La noción griega de democracia, de ciudadanía gobernada por reglas consensuadas y no por la ley del más fuerte, representó una evolución crucial, un paso de gigante en la historia de la humanidad. Veinticinco siglos después aquella noción mantiene la huella, la vigencia de principio en nuestra cosmogonía. Aquellos atenienses imaginaron y aplicaron la democracia como una actitud vital, el predominio de un cierto grado de racionalidad del debate frente a la barbarie, la libertad de los ciudadanos frente a la
sumisión a los oligarcas, la emancipación de la razón, el derecho y la cultura frente a la religión vista como dogma. Por primera vez un embrión de leyes de los hombres, organizados en polis o ciudad, se situaba por encima de las leyes del más fuerte --la barbarie-- y de las leyes de los dioses interpretadas por los poderosos --las teocracias. Hasta aquel instante no se entendía que los hombres pudiesen obedecer a una ley hecha por ellos mismos en vez de obedecer a un amo. Esa fue la mutación.
El pensamiento de los filósofos y la cultura en general eran la correa de transmisión de las ideas, el antídoto contra la indiferencia, contra el silencio, la sumisión o las simplificaciones abusivas e interesadas. La ciudad jerárquica gobernada por un monarca dejó paso, en Atenas, a una sociedad más igualitaria de ciudadanos que debatían políticamente, en asamblea, las decisiones honorables, justas y convenientes. Obviamente se trataba de una innovación fragilísima, un embrión que sin embargo daría de sí a lo largo del tiempo, ni que fuese con interrupciones, tensiones, barbaridades, contradicciones y paradojas desde el primer momento.
El invento griego de la democracia luchaba contra la desmovilización de los ciudadanos, les estimulaba a participar. La palabra política, tan manoseada, deriva de polis... Simultáneamente la palabra idiota designaba en el lenguaje clásico a los ciudadanos que solamente se preocupaban de sí mismos, que se desinteresaban de los asuntos públicos, que padecían de insensibilidad ética. Los idiotas fueron señalados con el dedo como aquellos que han venido al mundo a pasar el verano al baño maría.

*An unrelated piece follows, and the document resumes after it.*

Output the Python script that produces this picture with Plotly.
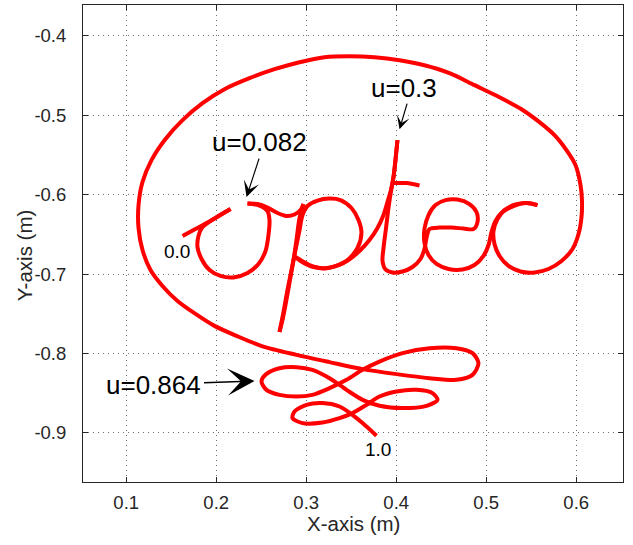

La vitalidad de cada persona o de cada país comienza a apagarse precisamente cuando deja de tener ilusiones personales y colectivas, aspiraciones, ganas de crear y producir algo. También es cierto que cada persona y cada país pueden entrar en agonía y la humanidad entera puede hundirse en un nuevo período de decadencia sin que el universo deje de seguir su curso inalterable. Al universo le importa un rábano el destino de la especie humana. Pero a nosotros no creo que nos convenga desentendernos.